**Work to complete**
Extract from the listing each line in which the word "React" appears.

### Dataset extract

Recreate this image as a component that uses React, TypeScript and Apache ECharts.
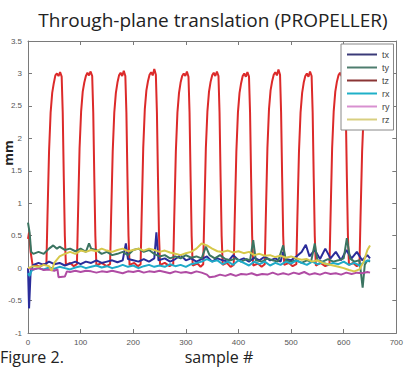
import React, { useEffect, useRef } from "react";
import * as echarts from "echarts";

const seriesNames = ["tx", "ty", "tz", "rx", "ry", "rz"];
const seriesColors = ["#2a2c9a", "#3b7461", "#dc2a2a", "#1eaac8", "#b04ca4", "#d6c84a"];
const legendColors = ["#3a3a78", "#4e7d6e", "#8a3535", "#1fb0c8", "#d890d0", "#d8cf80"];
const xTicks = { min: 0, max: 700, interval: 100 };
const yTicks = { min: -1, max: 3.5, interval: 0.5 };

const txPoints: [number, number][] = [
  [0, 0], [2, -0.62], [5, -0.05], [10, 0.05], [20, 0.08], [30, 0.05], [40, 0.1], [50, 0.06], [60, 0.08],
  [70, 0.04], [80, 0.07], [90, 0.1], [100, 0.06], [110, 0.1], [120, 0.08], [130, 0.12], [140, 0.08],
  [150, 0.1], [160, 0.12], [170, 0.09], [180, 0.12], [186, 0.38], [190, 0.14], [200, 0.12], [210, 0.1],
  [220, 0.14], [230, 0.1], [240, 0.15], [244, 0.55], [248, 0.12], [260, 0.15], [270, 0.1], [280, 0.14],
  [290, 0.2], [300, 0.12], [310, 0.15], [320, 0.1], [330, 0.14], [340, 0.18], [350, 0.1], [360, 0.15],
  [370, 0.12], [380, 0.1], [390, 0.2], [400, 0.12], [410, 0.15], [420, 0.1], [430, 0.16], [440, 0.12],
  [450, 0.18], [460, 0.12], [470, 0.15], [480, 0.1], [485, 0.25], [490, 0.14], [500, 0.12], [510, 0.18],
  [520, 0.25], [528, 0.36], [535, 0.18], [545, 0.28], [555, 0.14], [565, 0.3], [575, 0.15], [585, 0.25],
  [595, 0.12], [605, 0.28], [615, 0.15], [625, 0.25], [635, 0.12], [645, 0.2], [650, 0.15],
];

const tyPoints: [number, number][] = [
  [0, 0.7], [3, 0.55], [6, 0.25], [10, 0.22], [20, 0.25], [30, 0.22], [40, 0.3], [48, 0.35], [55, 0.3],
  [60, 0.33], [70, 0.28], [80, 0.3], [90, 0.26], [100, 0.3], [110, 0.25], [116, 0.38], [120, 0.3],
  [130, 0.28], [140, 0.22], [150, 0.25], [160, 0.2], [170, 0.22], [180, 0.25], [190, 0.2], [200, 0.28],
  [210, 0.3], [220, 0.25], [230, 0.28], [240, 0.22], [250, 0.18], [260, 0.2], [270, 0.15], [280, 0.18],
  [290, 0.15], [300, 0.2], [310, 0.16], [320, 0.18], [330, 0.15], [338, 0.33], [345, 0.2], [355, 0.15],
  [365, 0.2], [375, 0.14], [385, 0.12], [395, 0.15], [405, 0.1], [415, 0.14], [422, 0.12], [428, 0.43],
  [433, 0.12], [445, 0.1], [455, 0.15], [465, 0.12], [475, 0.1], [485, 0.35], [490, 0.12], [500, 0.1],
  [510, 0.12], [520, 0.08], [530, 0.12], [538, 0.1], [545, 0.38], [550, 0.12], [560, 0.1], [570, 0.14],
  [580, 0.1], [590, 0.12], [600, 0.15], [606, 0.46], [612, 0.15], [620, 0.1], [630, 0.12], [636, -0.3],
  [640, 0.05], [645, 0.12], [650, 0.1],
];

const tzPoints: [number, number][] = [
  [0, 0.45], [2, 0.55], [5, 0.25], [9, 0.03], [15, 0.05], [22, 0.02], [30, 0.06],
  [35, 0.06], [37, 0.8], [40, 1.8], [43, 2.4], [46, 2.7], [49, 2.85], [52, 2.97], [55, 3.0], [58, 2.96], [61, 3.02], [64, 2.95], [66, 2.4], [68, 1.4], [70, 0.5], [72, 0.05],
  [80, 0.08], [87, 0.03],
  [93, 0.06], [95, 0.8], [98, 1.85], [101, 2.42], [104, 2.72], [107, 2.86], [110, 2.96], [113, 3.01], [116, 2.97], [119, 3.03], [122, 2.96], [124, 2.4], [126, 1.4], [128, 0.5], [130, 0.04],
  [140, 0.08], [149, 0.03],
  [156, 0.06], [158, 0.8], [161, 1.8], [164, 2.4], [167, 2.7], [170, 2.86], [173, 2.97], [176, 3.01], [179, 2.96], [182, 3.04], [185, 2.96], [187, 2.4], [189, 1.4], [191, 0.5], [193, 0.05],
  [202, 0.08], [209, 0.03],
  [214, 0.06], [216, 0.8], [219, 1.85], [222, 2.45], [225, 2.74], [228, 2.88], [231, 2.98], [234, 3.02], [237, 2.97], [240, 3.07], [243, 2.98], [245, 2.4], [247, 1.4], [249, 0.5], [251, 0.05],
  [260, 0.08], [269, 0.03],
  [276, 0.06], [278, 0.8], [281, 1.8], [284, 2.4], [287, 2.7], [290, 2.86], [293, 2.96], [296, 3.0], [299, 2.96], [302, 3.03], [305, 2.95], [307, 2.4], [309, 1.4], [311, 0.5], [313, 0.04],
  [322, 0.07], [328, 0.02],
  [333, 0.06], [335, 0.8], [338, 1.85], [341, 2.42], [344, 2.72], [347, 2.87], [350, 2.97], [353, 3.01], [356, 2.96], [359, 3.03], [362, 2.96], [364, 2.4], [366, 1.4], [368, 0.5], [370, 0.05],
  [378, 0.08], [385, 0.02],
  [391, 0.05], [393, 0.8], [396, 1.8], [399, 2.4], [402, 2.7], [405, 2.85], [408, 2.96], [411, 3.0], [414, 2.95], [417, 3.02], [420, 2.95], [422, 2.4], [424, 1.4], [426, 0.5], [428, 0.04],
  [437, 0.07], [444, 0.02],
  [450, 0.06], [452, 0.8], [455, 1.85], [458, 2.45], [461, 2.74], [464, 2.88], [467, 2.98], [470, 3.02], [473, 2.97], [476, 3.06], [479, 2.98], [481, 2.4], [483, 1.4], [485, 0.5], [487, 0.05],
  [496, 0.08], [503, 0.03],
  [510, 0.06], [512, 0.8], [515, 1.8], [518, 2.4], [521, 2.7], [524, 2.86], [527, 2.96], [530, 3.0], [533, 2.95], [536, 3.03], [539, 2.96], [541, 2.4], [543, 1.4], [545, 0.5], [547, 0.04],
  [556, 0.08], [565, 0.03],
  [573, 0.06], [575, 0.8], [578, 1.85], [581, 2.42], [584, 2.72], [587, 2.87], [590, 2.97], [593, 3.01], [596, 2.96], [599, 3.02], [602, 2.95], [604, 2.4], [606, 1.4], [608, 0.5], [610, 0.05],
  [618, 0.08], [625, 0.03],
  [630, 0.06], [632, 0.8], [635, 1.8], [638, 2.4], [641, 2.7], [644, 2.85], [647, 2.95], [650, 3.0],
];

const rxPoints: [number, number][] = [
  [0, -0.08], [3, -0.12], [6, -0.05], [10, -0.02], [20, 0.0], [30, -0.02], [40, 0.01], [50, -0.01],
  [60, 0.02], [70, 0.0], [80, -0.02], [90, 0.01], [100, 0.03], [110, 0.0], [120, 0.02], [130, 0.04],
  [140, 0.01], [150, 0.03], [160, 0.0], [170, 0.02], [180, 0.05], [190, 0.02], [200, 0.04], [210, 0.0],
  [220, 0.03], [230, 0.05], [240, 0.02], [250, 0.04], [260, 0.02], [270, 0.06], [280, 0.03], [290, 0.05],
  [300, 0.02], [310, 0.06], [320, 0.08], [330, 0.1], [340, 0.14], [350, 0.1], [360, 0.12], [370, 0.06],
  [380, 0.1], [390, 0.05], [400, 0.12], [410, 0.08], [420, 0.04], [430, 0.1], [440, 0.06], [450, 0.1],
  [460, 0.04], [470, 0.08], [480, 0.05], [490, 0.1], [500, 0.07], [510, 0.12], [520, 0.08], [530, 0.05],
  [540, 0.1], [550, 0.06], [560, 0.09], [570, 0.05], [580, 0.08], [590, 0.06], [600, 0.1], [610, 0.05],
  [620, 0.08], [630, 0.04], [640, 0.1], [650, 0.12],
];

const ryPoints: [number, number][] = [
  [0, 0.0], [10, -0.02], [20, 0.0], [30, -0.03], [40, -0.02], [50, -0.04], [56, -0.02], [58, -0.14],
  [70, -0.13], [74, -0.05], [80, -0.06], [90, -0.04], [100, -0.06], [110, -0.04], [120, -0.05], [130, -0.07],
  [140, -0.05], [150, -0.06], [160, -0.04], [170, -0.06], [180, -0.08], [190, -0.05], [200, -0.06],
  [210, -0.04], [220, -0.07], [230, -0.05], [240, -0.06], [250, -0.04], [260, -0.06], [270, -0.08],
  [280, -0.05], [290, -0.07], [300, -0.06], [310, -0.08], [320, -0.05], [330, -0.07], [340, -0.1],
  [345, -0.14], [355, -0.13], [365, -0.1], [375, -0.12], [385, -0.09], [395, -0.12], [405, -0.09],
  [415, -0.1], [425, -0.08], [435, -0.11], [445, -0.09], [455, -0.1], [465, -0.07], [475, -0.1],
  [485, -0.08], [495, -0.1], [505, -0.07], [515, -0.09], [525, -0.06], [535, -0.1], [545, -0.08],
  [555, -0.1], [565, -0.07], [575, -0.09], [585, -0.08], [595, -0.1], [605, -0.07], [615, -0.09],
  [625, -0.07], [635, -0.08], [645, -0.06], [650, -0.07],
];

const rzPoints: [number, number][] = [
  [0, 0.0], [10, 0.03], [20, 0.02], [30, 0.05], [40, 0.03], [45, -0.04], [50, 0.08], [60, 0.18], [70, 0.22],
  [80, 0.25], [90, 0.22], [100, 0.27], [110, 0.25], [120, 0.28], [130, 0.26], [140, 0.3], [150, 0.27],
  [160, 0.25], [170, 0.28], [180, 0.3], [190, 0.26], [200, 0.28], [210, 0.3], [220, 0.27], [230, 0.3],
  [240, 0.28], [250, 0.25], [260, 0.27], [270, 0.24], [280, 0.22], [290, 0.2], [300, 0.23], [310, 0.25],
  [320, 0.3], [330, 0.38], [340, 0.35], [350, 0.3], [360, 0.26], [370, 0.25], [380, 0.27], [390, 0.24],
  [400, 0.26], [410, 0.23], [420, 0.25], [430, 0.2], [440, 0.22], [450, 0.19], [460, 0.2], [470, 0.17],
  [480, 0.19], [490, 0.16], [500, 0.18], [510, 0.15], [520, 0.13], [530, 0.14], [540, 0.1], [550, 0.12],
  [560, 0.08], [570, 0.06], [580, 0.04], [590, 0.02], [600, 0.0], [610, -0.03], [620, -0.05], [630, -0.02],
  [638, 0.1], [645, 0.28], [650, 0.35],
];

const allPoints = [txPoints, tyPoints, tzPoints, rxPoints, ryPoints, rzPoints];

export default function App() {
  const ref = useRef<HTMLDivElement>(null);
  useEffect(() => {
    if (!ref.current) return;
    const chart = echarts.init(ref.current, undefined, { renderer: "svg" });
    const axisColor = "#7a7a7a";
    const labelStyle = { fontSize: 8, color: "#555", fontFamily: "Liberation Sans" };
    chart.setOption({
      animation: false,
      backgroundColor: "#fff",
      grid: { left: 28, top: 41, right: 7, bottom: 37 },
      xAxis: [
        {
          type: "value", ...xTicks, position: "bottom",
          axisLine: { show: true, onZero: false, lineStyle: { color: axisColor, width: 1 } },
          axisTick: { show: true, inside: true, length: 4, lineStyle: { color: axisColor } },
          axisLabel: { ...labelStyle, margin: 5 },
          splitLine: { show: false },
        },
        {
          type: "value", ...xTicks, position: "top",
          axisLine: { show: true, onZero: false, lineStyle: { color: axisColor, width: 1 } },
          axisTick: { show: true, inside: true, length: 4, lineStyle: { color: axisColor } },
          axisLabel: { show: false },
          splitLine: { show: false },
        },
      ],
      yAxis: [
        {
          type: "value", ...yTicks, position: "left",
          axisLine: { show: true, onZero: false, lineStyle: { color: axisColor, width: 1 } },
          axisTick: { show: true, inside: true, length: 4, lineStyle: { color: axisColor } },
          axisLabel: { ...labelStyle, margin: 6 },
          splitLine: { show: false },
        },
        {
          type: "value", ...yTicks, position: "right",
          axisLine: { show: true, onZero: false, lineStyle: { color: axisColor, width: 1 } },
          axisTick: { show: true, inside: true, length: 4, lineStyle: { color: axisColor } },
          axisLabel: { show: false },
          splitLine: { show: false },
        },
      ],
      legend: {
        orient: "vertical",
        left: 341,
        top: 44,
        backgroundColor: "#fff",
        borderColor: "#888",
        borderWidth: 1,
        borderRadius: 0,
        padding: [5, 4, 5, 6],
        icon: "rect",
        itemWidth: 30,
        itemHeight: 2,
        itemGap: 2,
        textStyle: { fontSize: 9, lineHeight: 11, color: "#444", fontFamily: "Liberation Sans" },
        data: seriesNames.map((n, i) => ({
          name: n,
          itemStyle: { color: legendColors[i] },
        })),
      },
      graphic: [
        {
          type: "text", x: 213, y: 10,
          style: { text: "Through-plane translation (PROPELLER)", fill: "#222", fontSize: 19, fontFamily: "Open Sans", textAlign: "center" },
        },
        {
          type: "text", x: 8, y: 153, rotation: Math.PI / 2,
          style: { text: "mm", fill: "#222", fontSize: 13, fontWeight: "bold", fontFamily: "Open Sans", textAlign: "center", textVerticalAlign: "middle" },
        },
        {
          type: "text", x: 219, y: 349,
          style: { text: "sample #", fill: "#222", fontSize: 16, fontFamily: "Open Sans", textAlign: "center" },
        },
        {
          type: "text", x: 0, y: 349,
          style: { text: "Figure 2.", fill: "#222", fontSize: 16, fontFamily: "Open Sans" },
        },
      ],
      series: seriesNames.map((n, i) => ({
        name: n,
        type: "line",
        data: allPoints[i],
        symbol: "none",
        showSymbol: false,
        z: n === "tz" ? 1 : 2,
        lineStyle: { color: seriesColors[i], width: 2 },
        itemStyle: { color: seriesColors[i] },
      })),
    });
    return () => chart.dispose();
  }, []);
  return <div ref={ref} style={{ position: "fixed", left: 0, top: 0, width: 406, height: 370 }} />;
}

######

**Finished exercise**
Recreate this image as a component that uses React, TypeScript and Apache ECharts.
import React, { useEffect, useRef } from "react";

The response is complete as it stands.